Only the pictures stay out; every record is to be quoted exactly.

------ SUPPLIED RECORDS

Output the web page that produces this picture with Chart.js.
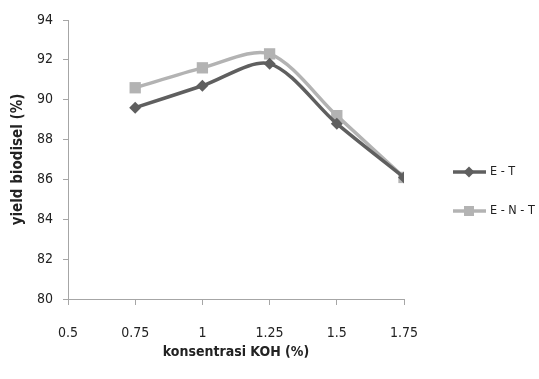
<!DOCTYPE html>
<html>
<head>
<meta charset="utf-8">
<script src="https://cdn.jsdelivr.net/npm/chart.js@4/dist/chart.umd.min.js"></script>
<style>
html,body{margin:0;padding:0;background:#fff;}
#wrap{width:539px;height:379px;position:relative;}
</style>
</head>
<body>
<div id="wrap"><canvas id="c" width="539" height="379"></canvas></div>
<script>
const xValues = [0.75, 1, 1.25, 1.5, 1.75];
const seriesET = [89.6, 90.7, 91.8, 88.8, 86.1];
const seriesENT = [90.6, 91.6, 92.3, 89.2, 86.1];
const seriesNames = ['E - T', 'E - N - T'];
const xTickLabels = ['0.5', '0.75', '1', '1.25', '1.5', '1.75'];
const yTickLabels = ['80', '82', '84', '86', '88', '90', '92', '94'];

const FONT = "'Liberation Sans Narrow', 'DejaVu Sans Condensed', 'Open Sans', sans-serif";
const pts = arr => arr.map((v, i) => ({x: xValues[i], y: v}));

const legendPlugin = {
  id: 'customLegend',
  afterDraw(chart) {
    const ctx = chart.ctx;
    const ys = [172, 211];
    chart.data.datasets.forEach((ds, i) => {
      const y = ys[i];
      ctx.save();
      ctx.strokeStyle = ds.borderColor;
      ctx.lineWidth = 3.5;
      ctx.beginPath();
      ctx.moveTo(453, y);
      ctx.lineTo(486, y);
      ctx.stroke();
      ctx.fillStyle = ds.backgroundColor;
      ctx.beginPath();
      if (ds.pointStyle === 'rectRot') {
        const r = 5.5;
        ctx.moveTo(469, y - r); ctx.lineTo(469 + r, y); ctx.lineTo(469, y + r); ctx.lineTo(469 - r, y); ctx.closePath();
      } else {
        ctx.rect(469 - 5, y - 5, 10, 10);
      }
      ctx.fill();
      ctx.fillStyle = '#222';
      ctx.font = "12.5px " + FONT;
      ctx.textBaseline = 'middle';
      ctx.textAlign = 'left';
      ctx.fillText(ds.label, 490, y);
      ctx.restore();
    });
  }
};

new Chart(document.getElementById('c'), {
  type: 'line',
  data: {
    datasets: [
      {
        label: seriesNames[0],
        data: pts(seriesET),
        borderColor: '#5f5f5f',
        backgroundColor: '#5f5f5f',
        borderWidth: 3.5,
        pointStyle: 'rectRot',
        pointRadius: 6,
        pointBorderWidth: 0,
        tension: 0.3
      },
      {
        label: seriesNames[1],
        data: pts(seriesENT),
        borderColor: '#b3b3b3',
        backgroundColor: '#b3b3b3',
        borderWidth: 3.5,
        pointStyle: 'rect',
        pointRadius: 8,
        pointBorderWidth: 0,
        tension: 0.3
      }
    ]
  },
  plugins: [legendPlugin],
  options: {
    responsive: false,
    animation: false,
    layout: {padding: {top: 20, right: 135, left: 8, bottom: 14}},
    plugins: {legend: {display: false}, tooltip: {enabled: false}},
    scales: {
      x: {
        type: 'linear',
        min: 0.5, max: 1.75,
        afterBuildTicks: s => { s.ticks = xTickLabels.map(t => ({value: parseFloat(t)})); },
        ticks: {
          callback: (v, i) => xTickLabels[i],
          font: {family: FONT, size: 14},
          color: '#222',
          padding: 20,
          maxRotation: 0
        },
        grid: {display: true, drawOnChartArea: false, tickLength: 6, color: '#a6a6a6', tickColor: '#a6a6a6'},
        border: {color: '#a6a6a6', width: 1},
        title: {display: true, text: 'konsentrasi KOH (%)', font: {family: FONT, size: 14, weight: 'bold'}, color: '#222', padding: {top: 4, bottom: 4}},
        afterFit: s => { s.height = 66; }
      },
      y: {
        min: 80, max: 94,
        afterBuildTicks: s => { s.ticks = yTickLabels.map(t => ({value: parseFloat(t)})); },
        ticks: {
          callback: (v, i) => yTickLabels[i],
          font: {family: FONT, size: 14},
          color: '#222',
          padding: 10
        },
        grid: {display: true, drawOnChartArea: false, tickLength: 5, color: '#a6a6a6', tickColor: '#a6a6a6'},
        border: {color: '#a6a6a6', width: 1},
        title: {display: true, text: 'yield biodisel (%)', font: {family: FONT, size: 15, weight: 'bold'}, color: '#222', padding: {top: 1, bottom: 4}},
        afterFit: s => { s.width = 60; }
      }
    }
  }
});
</script>
</body>
</html>
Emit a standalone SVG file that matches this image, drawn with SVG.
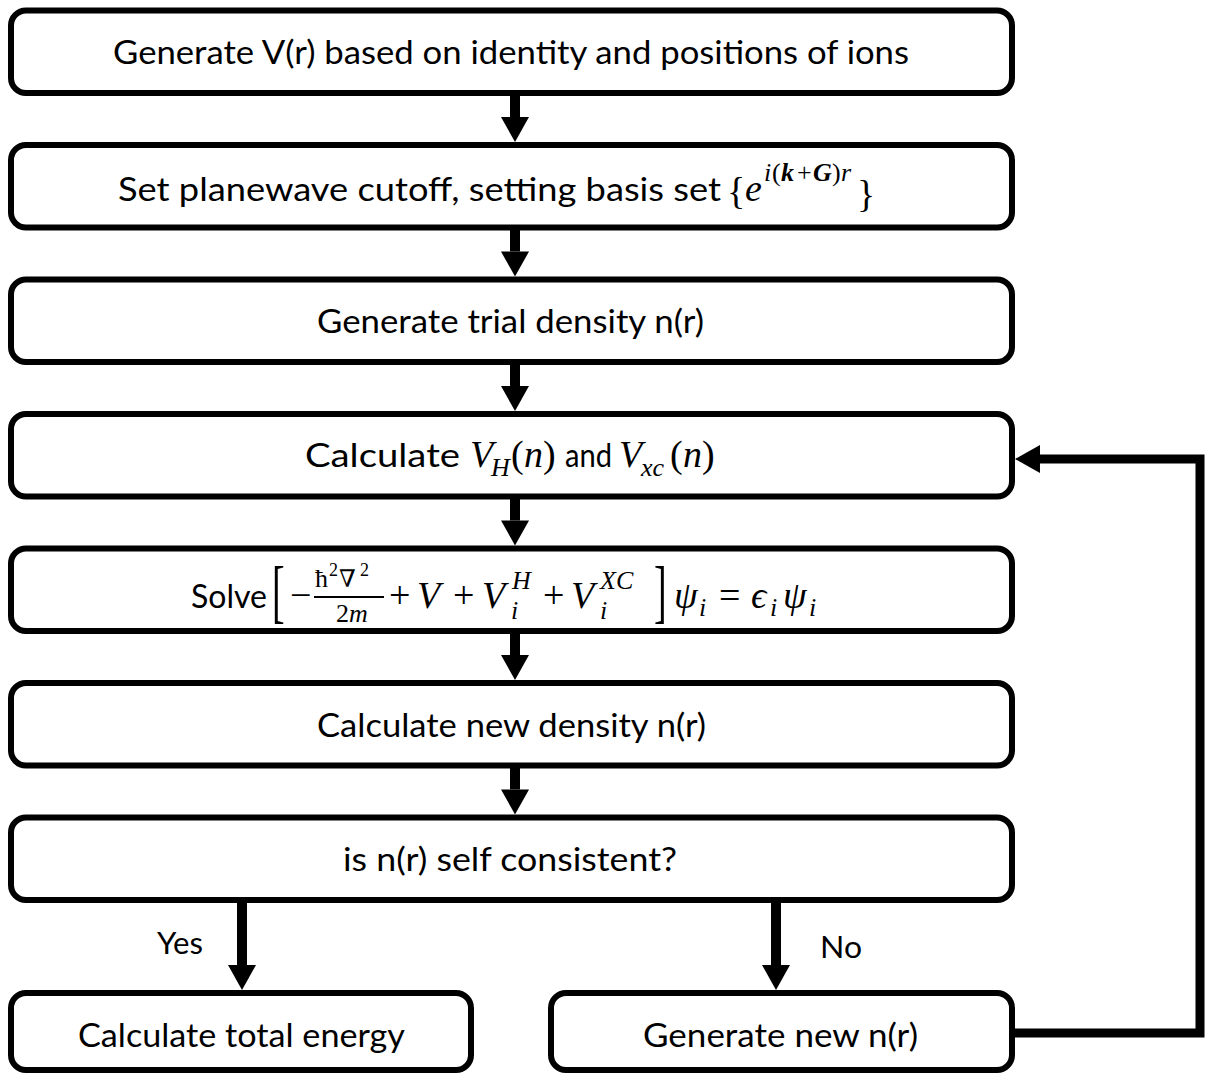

------------

THE RESPONSE
Output the web page that produces this picture with Chart.js.
<!DOCTYPE html>
<html>
<head>
<meta charset="utf-8">
<script src="https://cdn.jsdelivr.net/npm/chart.js@4/dist/chart.umd.min.js"></script>
<style>
html,body{margin:0;padding:0;background:#fff;}
#wrap{width:539px;height:379px;position:relative;}
</style>
</head>
<body>
<div id="wrap"><canvas id="c" width="539" height="379"></canvas></div>
<script>
const xValues = [0.75, 1, 1.25, 1.5, 1.75];
const seriesET = [89.6, 90.7, 91.8, 88.8, 86.1];
const seriesENT = [90.6, 91.6, 92.3, 89.2, 86.1];
const seriesNames = ['E - T', 'E - N - T'];
const xTickLabels = ['0.5', '0.75', '1', '1.25', '1.5', '1.75'];
const yTickLabels = ['80', '82', '84', '86', '88', '90', '92', '94'];

const FONT = "'Liberation Sans Narrow', 'DejaVu Sans Condensed', 'Open Sans', sans-serif";
const pts = arr => arr.map((v, i) => ({x: xValues[i], y: v}));

const legendPlugin = {
  id: 'customLegend',
  afterDraw(chart) {
    const ctx = chart.ctx;
    const ys = [172, 211];
    chart.data.datasets.forEach((ds, i) => {
      const y = ys[i];
      ctx.save();
      ctx.strokeStyle = ds.borderColor;
      ctx.lineWidth = 3.5;
      ctx.beginPath();
      ctx.moveTo(453, y);
      ctx.lineTo(486, y);
      ctx.stroke();
      ctx.fillStyle = ds.backgroundColor;
      ctx.beginPath();
      if (ds.pointStyle === 'rectRot') {
        const r = 5.5;
        ctx.moveTo(469, y - r); ctx.lineTo(469 + r, y); ctx.lineTo(469, y + r); ctx.lineTo(469 - r, y); ctx.closePath();
      } else {
        ctx.rect(469 - 5, y - 5, 10, 10);
      }
      ctx.fill();
      ctx.fillStyle = '#222';
      ctx.font = "12.5px " + FONT;
      ctx.textBaseline = 'middle';
      ctx.textAlign = 'left';
      ctx.fillText(ds.label, 490, y);
      ctx.restore();
    });
  }
};

new Chart(document.getElementById('c'), {
  type: 'line',
  data: {
    datasets: [
      {
        label: seriesNames[0],
        data: pts(seriesET),
        borderColor: '#5f5f5f',
        backgroundColor: '#5f5f5f',
        borderWidth: 3.5,
        pointStyle: 'rectRot',
        pointRadius: 6,
        pointBorderWidth: 0,
        tension: 0.3
      },
      {
        label: seriesNames[1],
        data: pts(seriesENT),
        borderColor: '#b3b3b3',
        backgroundColor: '#b3b3b3',
        borderWidth: 3.5,
        pointStyle: 'rect',
        pointRadius: 8,
        pointBorderWidth: 0,
        tension: 0.3
      }
    ]
  },
  plugins: [legendPlugin],
  options: {
    responsive: false,
    animation: false,
    layout: {padding: {top: 20, right: 135, left: 8, bottom: 14}},
    plugins: {legend: {display: false}, tooltip: {enabled: false}},
    scales: {
      x: {
        type: 'linear',
        min: 0.5, max: 1.75,
        afterBuildTicks: s => { s.ticks = xTickLabels.map(t => ({value: parseFloat(t)})); },
        ticks: {
          callback: (v, i) => xTickLabels[i],
          font: {family: FONT, size: 14},
          color: '#222',
          padding: 20,
          maxRotation: 0
        },
        grid: {display: true, drawOnChartArea: false, tickLength: 6, color: '#a6a6a6', tickColor: '#a6a6a6'},
        border: {color: '#a6a6a6', width: 1},
        title: {display: true, text: 'konsentrasi KOH (%)', font: {family: FONT, size: 14, weight: 'bold'}, color: '#222', padding: {top: 4, bottom: 4}},
        afterFit: s => { s.height = 66; }
      },
      y: {
        min: 80, max: 94,
        afterBuildTicks: s => { s.ticks = yTickLabels.map(t => ({value: parseFloat(t)})); },
        ticks: {
          callback: (v, i) => yTickLabels[i],
          font: {family: FONT, size: 14},
          color: '#222',
          padding: 10
        },
        grid: {display: true, drawOnChartArea: false, tickLength: 5, color: '#a6a6a6', tickColor: '#a6a6a6'},
        border: {color: '#a6a6a6', width: 1},
        title: {display: true, text: 'yield biodisel (%)', font: {family: FONT, size: 15, weight: 'bold'}, color: '#222', padding: {top: 1, bottom: 4}},
        afterFit: s => { s.width = 60; }
      }
    }
  }
});
</script>
</body>
</html>
Emit a standalone SVG file that matches this image, drawn with SVG.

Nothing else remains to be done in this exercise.